Directive:
Skip all pictures, then print the remaining material exactly.

Stored data:
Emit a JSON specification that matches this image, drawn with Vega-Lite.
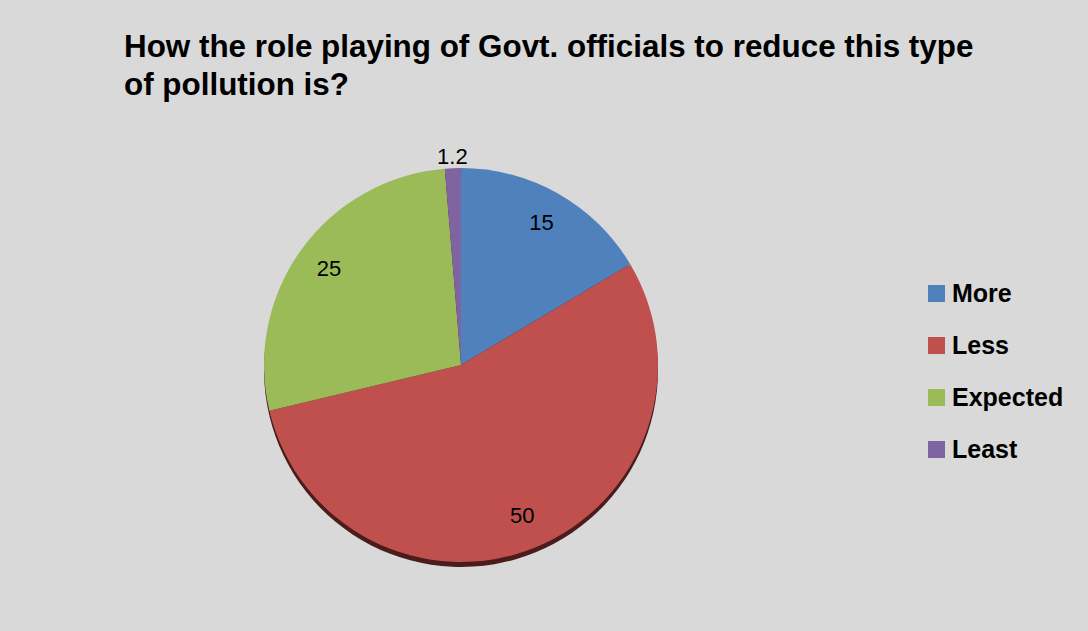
{
  "$schema": "https://vega.github.io/schema/vega-lite/v6.json",
  "width": 402,
  "height": 400,
  "autosize": {"type": "none"},
  "padding": {"left": 260, "top": 165, "right": 426, "bottom": 66},
  "background": "#d9d9d9",
  "title": {
    "text": ["How the role playing of Govt. officials to reduce this type", "of pollution is?"],
    "anchor": "start",
    "frame": "group",
    "font": "Liberation Sans",
    "fontSize": 31.4,
    "fontWeight": "bold",
    "color": "#000000",
    "lineHeight": 38,
    "dx": -136,
    "offset": 45
  },
  "data": {
    "values": [
      {"category": "More", "value": 15, "rank": 1},
      {"category": "Less", "value": 50, "rank": 2},
      {"category": "Expected", "value": 25, "rank": 3},
      {"category": "Least", "value": 1.2, "rank": 4}
    ]
  },
  "encoding": {
    "theta": {"field": "value", "type": "quantitative", "stack": true},
    "order": {"field": "rank", "type": "quantitative"}
  },
  "layer": [
    {
      "mark": {"type": "arc", "radius": 197, "yOffset": 5, "color": "#4a1c1c"}
    },
    {
      "mark": {"type": "arc", "radius": 197},
      "encoding": {
        "color": {
          "field": "category",
          "type": "nominal",
          "sort": ["More", "Less", "Expected", "Least"],
          "scale": {
            "domain": ["More", "Less", "Expected", "Least"],
            "range": ["#4f81bd", "#c0504d", "#9bbb59", "#8064a2"]
          },
          "legend": {
            "title": null,
            "orient": "none",
            "legendX": 664,
            "legendY": 116,
            "symbolType": "square",
            "symbolSize": 289,
            "symbolStrokeWidth": 0,
            "symbolOpacity": 1,
            "labelFont": "Liberation Sans",
            "labelFontSize": 25,
            "labelFontWeight": "bold",
            "labelColor": "#000000",
            "labelOffset": 3,
            "rowPadding": 26
          }
        }
      }
    },
    {
      "mark": {"type": "text", "radius": 163, "font": "Liberation Sans", "fontSize": 22, "color": "#000000"},
      "encoding": {
        "text": {
          "condition": {"test": "datum.value < 5", "value": ""},
          "field": "value",
          "type": "quantitative"
        }
      }
    },
    {
      "mark": {"type": "text", "radius": 208, "font": "Liberation Sans", "fontSize": 22, "color": "#000000"},
      "encoding": {
        "text": {
          "condition": {"test": "datum.value >= 5", "value": ""},
          "field": "value",
          "type": "quantitative"
        }
      }
    }
  ]
}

Result of this exercise:
Emit a JSON specification that matches this image, drawn with Vega-Lite.
{
  "$schema": "https://vega.github.io/schema/vega-lite/v6.json",
  "width": 402,
  "height": 400,
  "autosize": {"type": "none"},
  "padding": {"left": 260, "top": 165, "right": 426, "bottom": 66},
  "background": "#d9d9d9",
  "title": {
    "text": ["How the role playing of Govt. officials to reduce this type", "of pollution is?"],
    "anchor": "start",
    "frame": "group",
    "font": "Liberation Sans",
    "fontSize": 31.4,
    "fontWeight": "bold",
    "color": "#000000",
    "lineHeight": 38,
    "dx": -136,
    "offset": 45
  },
  "data": {
    "values": [
      {"category": "More", "value": 15, "rank": 1},
      {"category": "Less", "value": 50, "rank": 2},
      {"category": "Expected", "value": 25, "rank": 3},
      {"category": "Least", "value": 1.2, "rank": 4}
    ]
  },
  "encoding": {
    "theta": {"field": "value", "type": "quantitative", "stack": true},
    "order": {"field": "rank", "type": "quantitative"}
  },
  "layer": [
    {
      "mark": {"type": "arc", "radius": 197, "yOffset": 5, "color": "#4a1c1c"}
    },
    {
      "mark": {"type": "arc", "radius": 197},
      "encoding": {
        "color": {
          "field": "category",
          "type": "nominal",
          "sort": ["More", "Less", "Expected", "Least"],
          "scale": {
            "domain": ["More", "Less", "Expected", "Least"],
            "range": ["#4f81bd", "#c0504d", "#9bbb59", "#8064a2"]
          },
          "legend": {
            "title": null,
            "orient": "none",
            "legendX": 664,
            "legendY": 116,
            "symbolType": "square",
            "symbolSize": 289,
            "symbolStrokeWidth": 0,
            "symbolOpacity": 1,
            "labelFont": "Liberation Sans",
            "labelFontSize": 25,
            "labelFontWeight": "bold",
            "labelColor": "#000000",
            "labelOffset": 3,
            "rowPadding": 26
          }
        }
      }
    },
    {
      "mark": {"type": "text", "radius": 163, "font": "Liberation Sans", "fontSize": 22, "color": "#000000"},
      "encoding": {
        "text": {
          "condition": {"test": "datum.value < 5", "value": ""},
          "field": "value",
          "type": "quantitative"
        }
      }
    },
    {
      "mark": {"type": "text", "radius": 208, "font": "Liberation Sans", "fontSize": 22, "color": "#000000"},
      "encoding": {
        "text": {
          "condition": {"test": "datum.value >= 5", "value": ""},
          "field": "value",
          "type": "quantitative"
        }
      }
    }
  ]
}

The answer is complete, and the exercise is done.